Monday 6 April 2015

OpenBSD time_t Upgrade

Last night I foolishly undertook the upgrade from 5.4 to 5.5, without properly reading the documentation. My login shell is zsh, which meant that, when the upgrade was complete, I couldn't login to my system.

I'd get to the login prompt, enter my credentials, see the motd, and be kicked out as zsh crashed, due to the change from 32-bit time_t to 64-bit time_t change.
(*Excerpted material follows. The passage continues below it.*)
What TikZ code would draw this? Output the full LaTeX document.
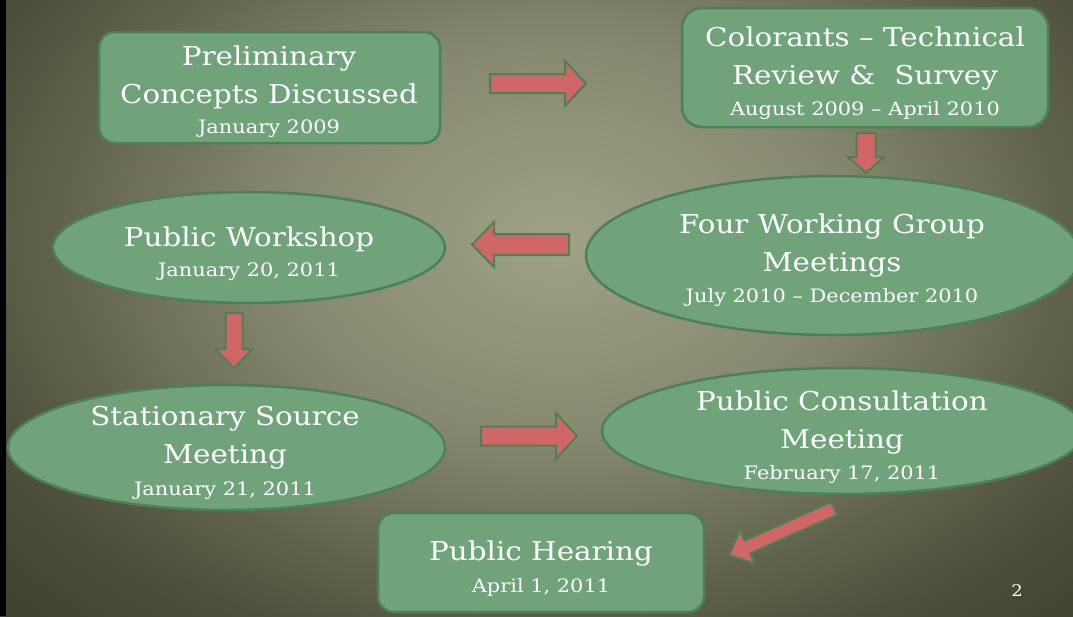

I'd also taken the security precaution of locking the root account.

If fixed this as follows:

  1. Reboot into single-user mode (boot -s at the boot> prompt)
  2. Mounted my filesystems (they all needed fsck running on them, before mount -a)
  3. Changed my login shell to /bin/sh (chsh -s /bin/sh <<username>>)
  4. Rebooted.
After that, it was a simple question of logging in and doing the usual; update my PKG_PATH to point at a 5.4 mirror, and running "pkg_add -u" to upgrade all my affected packages.

I then continued on to upgrade my system to OpenBSD 5.5.

A quick warning: This is one particular failure mode arising from not reading the docs. It may get you back into your system, but it's unlikely to fix all your woes if you don't read the docs.

So, the moral of the story is: ALWAYS READ THE DOCS.